Tackling 3 success blockers
99% of success is built on failure
I was 17 when I overheard my mum and grandmother talking about me. They were discussing my prospects of studying at university as my elder brother had done. He does not have it, my mum said. I knew I was not the brightest, but it was hard to hear. I could have allowed this to define me, but decided otherwise. The following year, I set off to the University of Bath to study Maths with Computing.
While success means something different to each of us, there are common blockers. I try to tackle these three:
Staying in my comfort zone
Taking the path of least resistance
1. Staying in my comfort zone
We are comfortable sticking with what we do now. Familiar feels safe. Around 80% of the population find reasons not to change, even though it will probably be beneficial. We avoid the unknown, lack confidence and fear failure.
I am always doing that which I cannot do, in order that I may learn how to do it. - Pablo Picasso
When I started publishing this weekly A Bit Gamey blog in August 2021, I felt exposed. Did I have anything interesting to say? Were my writing skills up to it? Would I be judged harshly? Austin Kleon’s book Show Your Work convinced me to put myself out there.
2. Learned helplessness
We tell ourselves, I can’t do it, and this becomes a self-fulfilling prophecy. Learned helplessness is a psychological condition where we believe that we have no control over our outcomes. This belief leads us to a cycle of inaction, lack of achievement and despair. An Indian Elephant tethered by a simple rope to a stick in the ground could easily break free, but has learned not to.
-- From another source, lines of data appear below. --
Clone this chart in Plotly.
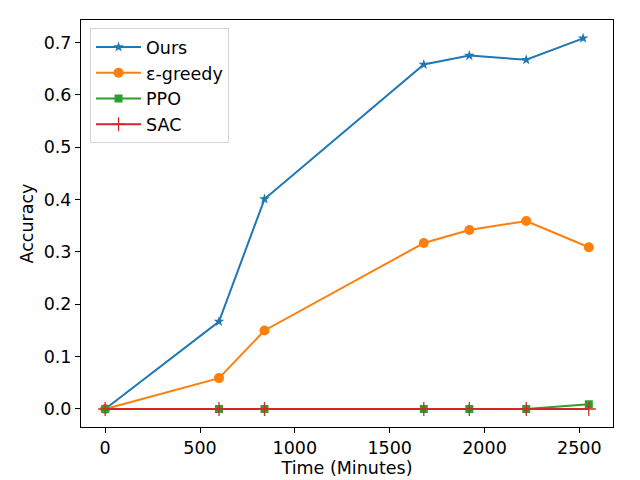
import plotly.graph_objects as go

# time points (minutes)
time_ours = [0, 600, 840, 1680, 1920, 2220, 2520]
time_other = [0, 600, 840, 1680, 1920, 2220, 2550]

acc_ours = [0.0, 0.167, 0.401, 0.658, 0.675, 0.667, 0.708]
acc_greedy = [0.0, 0.059, 0.150, 0.317, 0.342, 0.359, 0.309]
acc_ppo = [0.0, 0.0, 0.0, 0.0, 0.0, 0.0, 0.009]
acc_sac = [0.0, 0.0, 0.0, 0.0, 0.0, 0.0, 0.0]

x_ticks = [0, 500, 1000, 1500, 2000, 2500]
y_ticks = [0.0, 0.1, 0.2, 0.3, 0.4, 0.5, 0.6, 0.7]

font = "DejaVu Sans"

fig = go.Figure()
fig.add_trace(go.Scatter(x=time_ours, y=acc_ours, name="Ours", mode="lines+markers",
                         line=dict(color="#1f77b4", width=2),
                         marker=dict(symbol="star", size=8, color="#1f77b4")))
fig.add_trace(go.Scatter(x=time_other, y=acc_greedy, name="ε-greedy", mode="lines+markers",
                         line=dict(color="#ff7f0e", width=2),
                         marker=dict(symbol="circle", size=10, color="#ff7f0e")))
fig.add_trace(go.Scatter(x=time_other, y=acc_ppo, name="PPO", mode="lines+markers",
                         line=dict(color="#2ca02c", width=2),
                         marker=dict(symbol="square", size=8, color="#2ca02c")))
fig.add_trace(go.Scatter(x=time_other, y=acc_sac, name="SAC", mode="lines+markers",
                         line=dict(color="#d62728", width=2),
                         marker=dict(symbol="cross-thin", size=10,
                                     line=dict(color="#d62728", width=1.3))))

axis_style = dict(showline=True, linecolor="black", linewidth=1, mirror=True,
                  ticks="outside", ticklen=5, tickcolor="black", tickwidth=1,
                  showgrid=False, zeroline=False,
                  tickfont=dict(family=font, size=17.5, color="black"))

fig.update_xaxes(range=[-127.5, 2677.5], tickvals=x_ticks,
                 title=dict(text="Time (Minutes)", font=dict(family=font, size=17.5, color="black"),
                            standoff=4),
                 **axis_style)
fig.update_yaxes(range=[-0.0344, 0.743], tickvals=y_ticks, tickformat=".1f",
                 title=dict(text="Accuracy", font=dict(family=font, size=17.5, color="black"),
                            standoff=5),
                 **axis_style)

# page body adds ~8px offset, margins compensate for it
fig.update_layout(
    width=640, height=480,
    margin=dict(l=73, r=35, t=12, b=61, autoexpand=False),
    paper_bgcolor="white", plot_bgcolor="white",
    font=dict(family=font, size=17.5, color="black"),
    legend=dict(x=0.017, y=0.98, xanchor="left", yanchor="top",
                bgcolor="white", bordercolor="#d5d5d5", borderwidth=1,
                font=dict(family=font, size=17.5, color="black"),
                itemwidth=45, tracegroupgap=0),
    showlegend=True,
)

fig.write_html("out.html")
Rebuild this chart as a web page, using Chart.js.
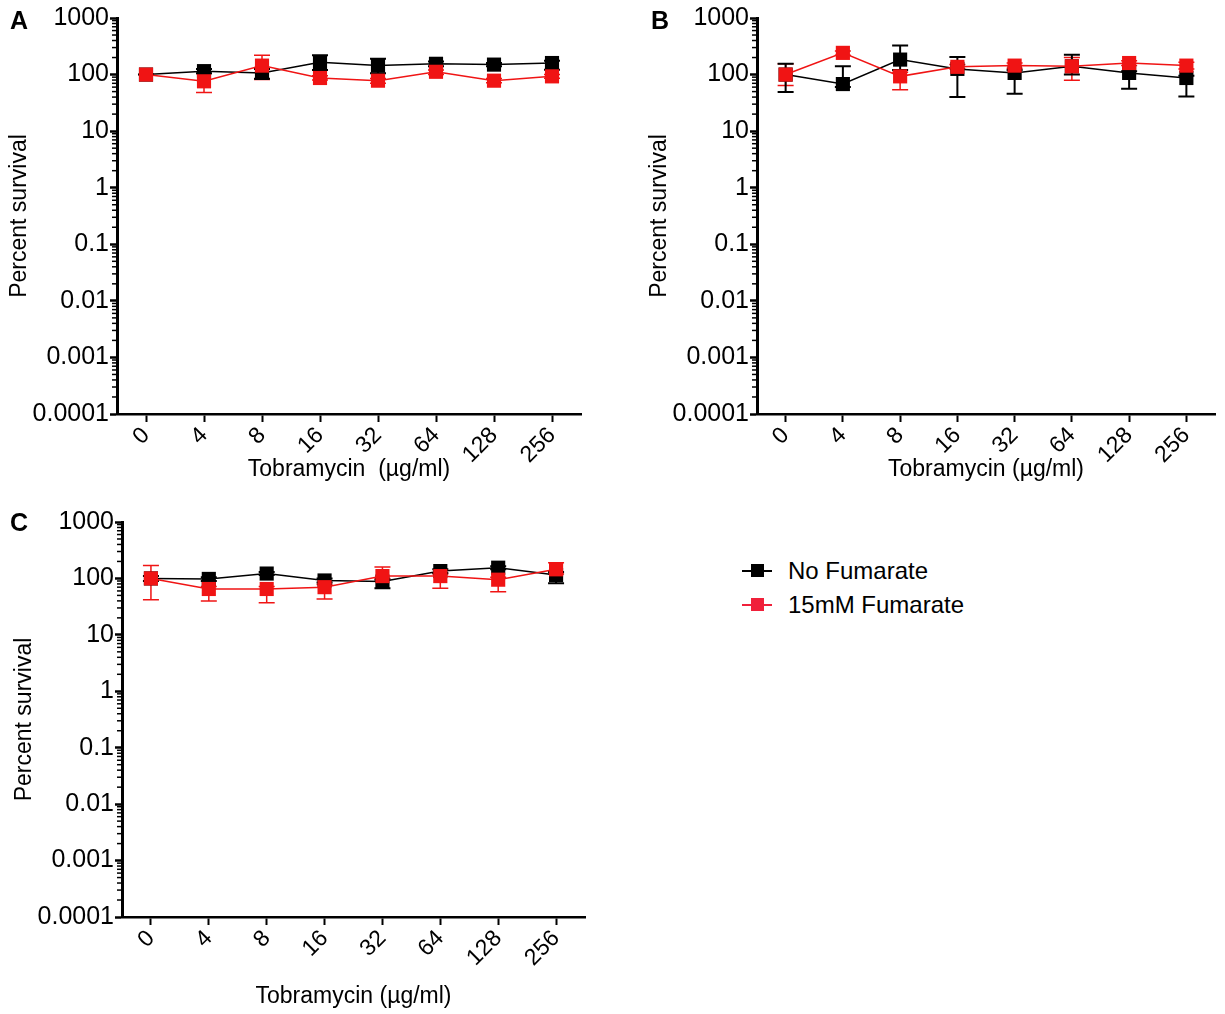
<!DOCTYPE html>
<html>
<head>
<meta charset="utf-8">
<script src="https://cdn.jsdelivr.net/npm/chart.js@4.4.1/dist/chart.umd.min.js"></script>
<style>
  body { margin: 0; background: #fff; font-family: "Liberation Sans", Arial, sans-serif; }
  #wrap { position: relative; width: 1225px; height: 1014px; }
  canvas { position: absolute; }
  .letter { position: absolute; font-weight: bold; font-size: 25px; color: #000; }
  .legend { position: absolute; left: 740px; top: 556px; font-size: 24px; color: #000; }
  .legend div { position: relative; height: 34px; line-height: 30px; padding-left: 48px; }
  .legend i { position: absolute; left: 2px; top: 14px; width: 30px; height: 2px; }
  .legend b { position: absolute; left: 11px; top: 8px; width: 13px; height: 13px; }
</style>
</head>
<body>
<div id="wrap">
  <canvas id="chartA" width="600" height="500" style="left:0;top:0"></canvas>
  <canvas id="chartB" width="585" height="500" style="left:640px;top:0"></canvas>
  <canvas id="chartC" width="600" height="509" style="left:0;top:505px"></canvas>
  <div class="letter" style="left:10px;top:6px">A</div>
  <div class="letter" style="left:651px;top:6px">B</div>
  <div class="letter" style="left:10px;top:508px">C</div>
  <div class="legend">
    <div><i style="background:#000"></i><b style="background:#000"></b>No Fumarate</div>
    <div><i style="background:#f0203a"></i><b style="background:#f0203a"></b>15mM Fumarate</div>
  </div>
</div>
<script>
// x categories (tobramycin ug/ml) and y decade ticks
var doses = ['0', '4', '8', '16', '32', '64', '128', '256'];
var yTickValues = [0.0001, 0.001, 0.01, 0.1, 1, 10, 100, 1000];
var yTickLabels = ['0.0001', '0.001', '0.01', '0.1', '1', '10', '100', '1000'];

// Panel A
var aNoFum     = [100, 115, 107, 165, 144, 155, 150, 160];
var aNoFumHi   = [100, 125, 125, 220, 190, 170, 160, 175];
var aNoFumLo   = [100, 105, 84, 120, 105, 140, 140, 122];
var aFum       = [100, 76, 144, 87, 78, 112, 78, 93];
var aFumHi     = [100, 104, 219, 95, 85, 120, 85, 100];
var aFumLo     = [100, 48, 82, 80, 70, 100, 72, 86];

// Panel B
var bNoFum     = [100, 68, 184, 126, 107, 140, 107, 87];
var bNoFumHi   = [156, 140, 325, 205, 120, 223, 115, 95];
var bNoFumLo   = [49, 60, 120, 40, 46, 100, 56, 41];
var bFum       = [100, 242, 93, 137, 144, 140, 160, 144];
var bFumHi     = [156, 260, 110, 150, 160, 200, 175, 165];
var bFumLo     = [64, 220, 54, 125, 130, 79, 145, 125];

// Panel C
var cNoFum     = [100, 98, 122, 92, 88, 135, 155, 115];
var cNoFumHi   = [110, 105, 130, 100, 95, 145, 165, 130];
var cNoFumLo   = [90, 90, 115, 85, 67, 125, 145, 82];
var cFum       = [100, 65, 65, 70, 110, 110, 95, 145];
var cFumHi     = [170, 72, 72, 78, 160, 120, 105, 190];
var cFumLo     = [42, 40, 37, 43, 100, 67, 58, 120];

var RED = '#f01414';

Chart.defaults.font.family = '"Liberation Sans", Arial, sans-serif';
Chart.defaults.color = '#000';

// error bars drawn under the markers
var errorBars = {
  id: 'errorBars',
  beforeDatasetsDraw: function(chart) {
    var ctx = chart.ctx, y = chart.scales.y;
    chart.data.datasets.forEach(function(ds, i) {
      var meta = chart.getDatasetMeta(i);
      ctx.save();
      ctx.strokeStyle = ds.borderColor;
      ctx.lineWidth = ds.errWidth;
      meta.data.forEach(function(pt, j) {
        var yh = y.getPixelForValue(ds.hi[j]);
        var yl = y.getPixelForValue(ds.lo[j]);
        ctx.beginPath();
        ctx.moveTo(pt.x, yh); ctx.lineTo(pt.x, yl);
        ctx.moveTo(pt.x - 8, yh); ctx.lineTo(pt.x + 8, yh);
        ctx.moveTo(pt.x - 8, yl); ctx.lineTo(pt.x + 8, yl);
        ctx.stroke();
      });
      ctx.restore();
    });
  }
};

// minor log ticks on the y axis
var minorTicks = {
  id: 'minorTicks',
  afterDraw: function(chart) {
    var ctx = chart.ctx, y = chart.scales.y, x0 = chart.chartArea.left;
    ctx.save();
    ctx.strokeStyle = '#000';
    ctx.lineWidth = 1.5;
    for (var d = -4; d < 3; d++) {
      for (var k = 2; k < 10; k++) {
        var py = y.getPixelForValue(k * Math.pow(10, d));
        ctx.beginPath();
        ctx.moveTo(x0 - 5, py); ctx.lineTo(x0, py);
        ctx.stroke();
      }
    }
    ctx.restore();
  }
};

function makeChart(id, noFum, noFumHi, noFumLo, fum, fumHi, fumLo, g) {
  return new Chart(document.getElementById(id), {
    type: 'line',
    data: {
      labels: doses,
      datasets: [
        {
          label: '15mM Fumarate', data: fum, hi: fumHi, lo: fumLo,
          borderColor: RED, backgroundColor: RED, borderWidth: 1.5, errWidth: 1.5,
          pointStyle: 'rect', pointRadius: 10, pointBorderWidth: 0
        },
        {
          label: 'No Fumarate', data: noFum, hi: noFumHi, lo: noFumLo,
          borderColor: '#000', backgroundColor: '#000', borderWidth: 1.5, errWidth: 2,
          pointStyle: 'rect', pointRadius: 10, pointBorderWidth: 0
        }
      ]
    },
    options: {
      responsive: false,
      animation: false,
      clip: false,
      layout: { padding: { top: g.top, right: g.right, left: 0, bottom: 0 } },
      plugins: { legend: { display: false }, tooltip: { enabled: false } },
      scales: {
        x: {
          type: 'category',
          offset: true,
          afterFit: function(s) { s.height = g.xh; },
          border: { color: '#000', width: 2.5 },
          grid: { display: true, drawOnChartArea: false, offset: false, tickLength: 8, tickWidth: 2, tickColor: '#000' },
          ticks: { minRotation: 45, maxRotation: 45, padding: 0, font: { size: 23 } },
          title: { display: true, text: g.xTitle, font: { size: 23 }, padding: { bottom: g.xPad } }
        },
        y: {
          type: 'logarithmic',
          min: 0.0001, max: 1000,
          afterFit: function(s) { s.width = g.yw; },
          afterBuildTicks: function(s) {
            s.ticks = yTickValues.map(function(v) { return { value: v, major: true }; });
          },
          border: { color: '#000', width: 3 },
          grid: { display: true, drawOnChartArea: false, tickLength: 7, tickWidth: 2.5, tickColor: '#000' },
          ticks: {
            padding: 1, font: { size: 25 }, autoSkip: false,
            callback: function(v, i) { return yTickLabels[i]; }
          },
          title: { display: true, text: 'Percent survival', font: { size: 23 }, padding: { top: g.yPad } }
        }
      }
    },
    plugins: [errorBars, minorTicks]
  });
}

makeChart('chartA', aNoFum, aNoFumHi, aNoFumLo, aFum, aFumHi, aFumLo,
  { top: 18, right: 19, xh: 86, yw: 117, xPad: 17, yPad: 6, xTitle: 'Tobramycin  (\u00b5g/ml)' });
makeChart('chartB', bNoFum, bNoFumHi, bNoFumLo, bFum, bFumHi, bFumLo,
  { top: 18, right: 2, xh: 86, yw: 117, xPad: 17, yPad: 6, xTitle: 'Tobramycin (\u00b5g/ml)' });
makeChart('chartC', cNoFum, cNoFumHi, cNoFumLo, cFum, cFumHi, cFumLo,
  { top: 17, right: 15, xh: 97, yw: 122, xPad: 4, yPad: 11, xTitle: 'Tobramycin (\u00b5g/ml)' });
</script>
</body>
</html>
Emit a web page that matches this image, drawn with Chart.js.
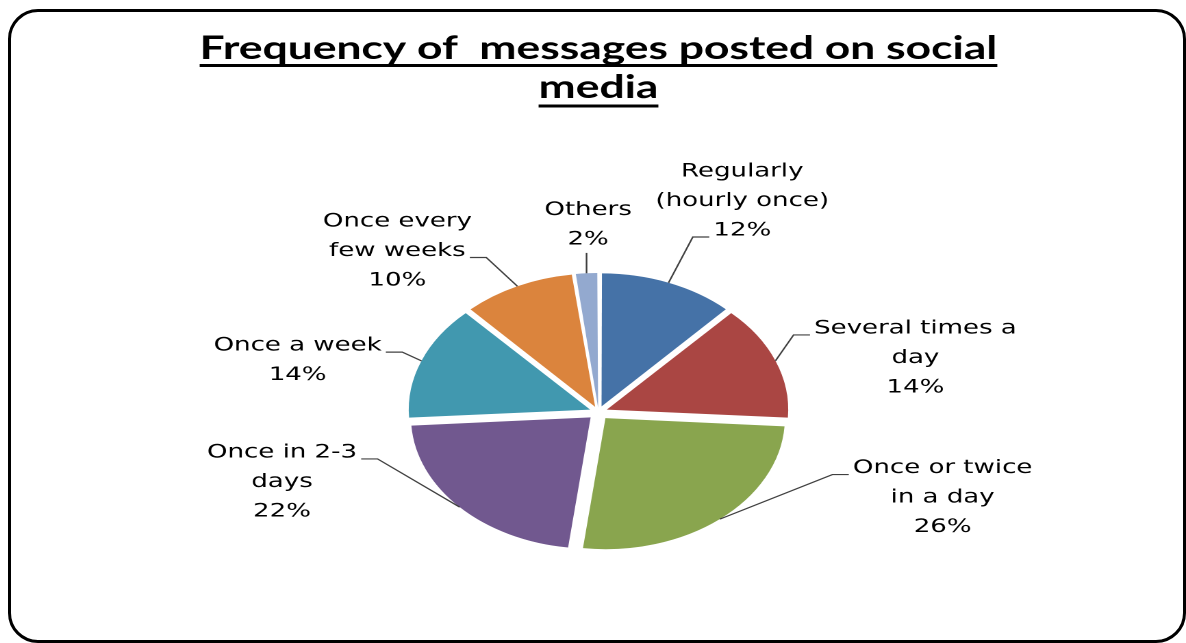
<!DOCTYPE html>
<html>
<head>
<meta charset="utf-8">
<title>Frequency of messages posted on social media</title>
<script src="https://cdn.jsdelivr.net/npm/chart.js@4.4.1/dist/chart.umd.min.js"></script>
<style>
  html, body { margin: 0; padding: 0; background: #fff; overflow: hidden; }
  #frame { position: absolute; left: 8px; top: 9px; width: 1178px; height: 634px; box-sizing: border-box;
           border: 3px solid #000; border-radius: 30px; }
  /* the reference picture is stretched sideways, so the chart is too */
  #wrap { position: absolute; left: 0; top: 0; width: 866px; height: 643px;
          transform: scaleX(1.3695); transform-origin: 0 0; }
</style>
</head>
<body>
<div id="frame"></div>
<div id="wrap"><canvas id="myChart"></canvas></div>
<script>
var categories = [["Regularly", "(hourly once)"], ["Several times a", "day"], ["Once or twice", "in a day"],
                  ["Once in 2-3", "days"], ["Once a week"], ["Once every", "few weeks"], ["Others"]];
var percent = [12, 14, 26, 22, 14, 10, 2];
var colours = ["#4572A7", "#AA4643", "#89A54E", "#71588F", "#4198AF", "#DB843D", "#93A9CF"];
var title = ["Frequency of  messages posted on social", "media"];

// where each data label sits: [degrees clockwise from top, distance from pie centre]
var labelPlace = [[26.3, 237], [76.5, 238], [108.5, 265], [253.5, 241], [283.6, 226], [317.9, 219], [357.7, 189]];
// which text row the leader line joins (-1 = from below)
var leaderRow = [2, 0, 0, 0, 0, 1, -1];
var explode = 8;
var titleLine = 39;

var total = percent.reduce(function (a, b) { return a + b; }, 0);

// chart.js moves a slice by offset/4*(1+fix), so undo that to get an even explode
function sliceOffset(c) {
  if (c.raw === undefined) return 0;
  var circ = c.raw / total * Math.PI * 2;
  var fix = 1 - Math.sin(Math.min(Math.PI, circ));
  return explode * 4 / (1 + fix);
}

var underlineTitle = {
  id: 'underlineTitle',
  afterDraw: function (chart) {
    var tb = chart.titleBlock;
    var o = tb.options;
    var ctx = chart.ctx;
    ctx.save();
    ctx.font = 'bold ' + o.font.size + 'px ' + o.font.family;
    ctx.strokeStyle = '#000';
    ctx.lineWidth = 3;
    var cx = (tb.left + tb.right) / 2;
    title.forEach(function (t, k) {
      var w = ctx.measureText(t).width;
      var base = tb.top + o.padding.top + titleLine / 2 + k * titleLine + 0.387 * o.font.size;
      var y = base + 4.5 + k * 1.5;
      ctx.beginPath();
      ctx.moveTo(cx - w / 2, y);
      ctx.lineTo(cx + w / 2, y);
      ctx.stroke();
    });
    ctx.restore();
  }
};

var leaderLabels = {
  id: 'leaderLabels',
  afterDatasetsDraw: function (chart) {
    var ctx = chart.ctx;
    var meta = chart.getDatasetMeta(0);
    var lineH = 29.5;
    ctx.save();
    ctx.font = '19px "DejaVu Sans"';
    ctx.textAlign = 'center';
    ctx.textBaseline = 'middle';
    ctx.fillStyle = '#000';
    ctx.strokeStyle = '#404040';
    ctx.lineWidth = 1.2;
    meta.data.forEach(function (arc, i) {
      var p = arc.getProps(['x', 'y', 'startAngle', 'endAngle', 'outerRadius'], true);
      var mid = (p.startAngle + p.endAngle) / 2;
      var ex = p.x + Math.cos(mid) * (p.outerRadius + explode);
      var ey = p.y + Math.sin(mid) * (p.outerRadius + explode);
      var a = (labelPlace[i][0] - 90) * Math.PI / 180;
      var lx = p.x + Math.cos(a) * labelPlace[i][1];
      var ly = p.y + Math.sin(a) * labelPlace[i][1];
      var lines = categories[i].concat([percent[i] + '%']);
      var top = ly - (lines.length - 1) * lineH / 2;
      lines.forEach(function (t, k) { ctx.fillText(t, lx, top + k * lineH + 1.5); });
      ctx.beginPath();
      ctx.moveTo(ex, ey);
      var r = leaderRow[i];
      if (r < 0) {
        ctx.lineTo(ex, top + (lines.length - 1) * lineH + 15);
      } else {
        var w = ctx.measureText(lines[r]).width;
        var hy = top + r * lineH + 8;
        var tx = lx > ex ? lx - w / 2 - 3 : lx + w / 2 + 3;
        var bx = lx > ex ? tx - 12 : tx + 12;
        ctx.lineTo(bx, hy);
        ctx.lineTo(tx, hy);
      }
      ctx.stroke();
    });
    ctx.restore();
  }
};

var ctx = document.getElementById("myChart");
var myChart = new Chart(ctx, {
  type: 'pie',
  data: {
    labels: categories,
    datasets: [{
      data: percent,
      backgroundColor: colours,
      borderWidth: 0,
      offset: sliceOffset,
      hoverOffset: 0
    }]
  },
  options: {
    responsive: true,
    maintainAspectRatio: false,
    animation: false,
    devicePixelRatio: 2,
    events: [],
    radius: 131,
    layout: { padding: { left: 8, right: 0, top: 0, bottom: 0 } },
    plugins: {
      legend: { display: false },
      tooltip: { enabled: false },
      title: {
        display: true,
        text: title,
        color: '#000',
        font: { family: 'Lato', size: 32.4, weight: 'bold', lineHeight: titleLine + 'px' },
        padding: { top: 29, bottom: 74 }
      }
    }
  },
  plugins: [underlineTitle, leaderLabels]
});
</script>
</body>
</html>
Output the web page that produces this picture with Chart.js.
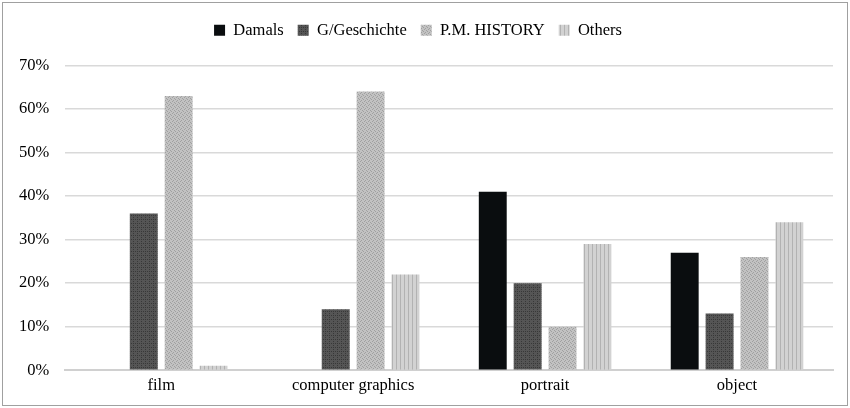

I found the following steps helpful in overcoming my learned helplessness:
Recognising triggers which caused me to feel somewhat helpless. Once I acknowledged these triggers, I was able to develop strategies to address them. Up to age 30, I knew my limited reading and writing skills were holding me back.
Improving my internal dialog. The way I saw myself had the biggest impact on my attitude and actions. As a child I labelled myself as a poor communicator so I avoided books and writing when I could. Maths was my thing. Over time, I deliberately replaced my negative self-talk. Now I enjoy writing.
Taking small positive steps. I started with small, achievable goals and built on them over time. I bought and worked through an English grammar book. I read small fiction books. And two years ago, I started this blog.
3. Taking the path of least resistance
Twenty years from now you will be more disappointed by the things you didn't do than by the ones you did. So throw off the bowlines, sail away from the safe harbour, catch the trade winds in your sails. Explore. Dream. Discover. - Mark Twain
I’m not alone in taking the easiest path, to avoid discomfort, in search of short term gratification. Another 30 minutes playing a game. An extra cake. Scrolling Twitter. This tendency leads me to procrastinate, find excuses and lower my longer term aspirations.
In recent years, I became convinced that positive habits would have long term benefits and we can Help Luck Find Us. Most days I have a good breakfast, drink water, walk for an hour, learn something new, note down 10 ideas and sleep for 8 hours. Much of my motivation is routed in my family and I take action with their benefit in mind.
Adapt talk by Tim Harford
Pick Ourselves post by Phil Martin
My 5 Step Idea Generating Process post by Phil Martin
Many of us grow up seeking the approval of our parents. I know my mum and dad were delighted when I graduated in 1984. I had surpassed their expectations.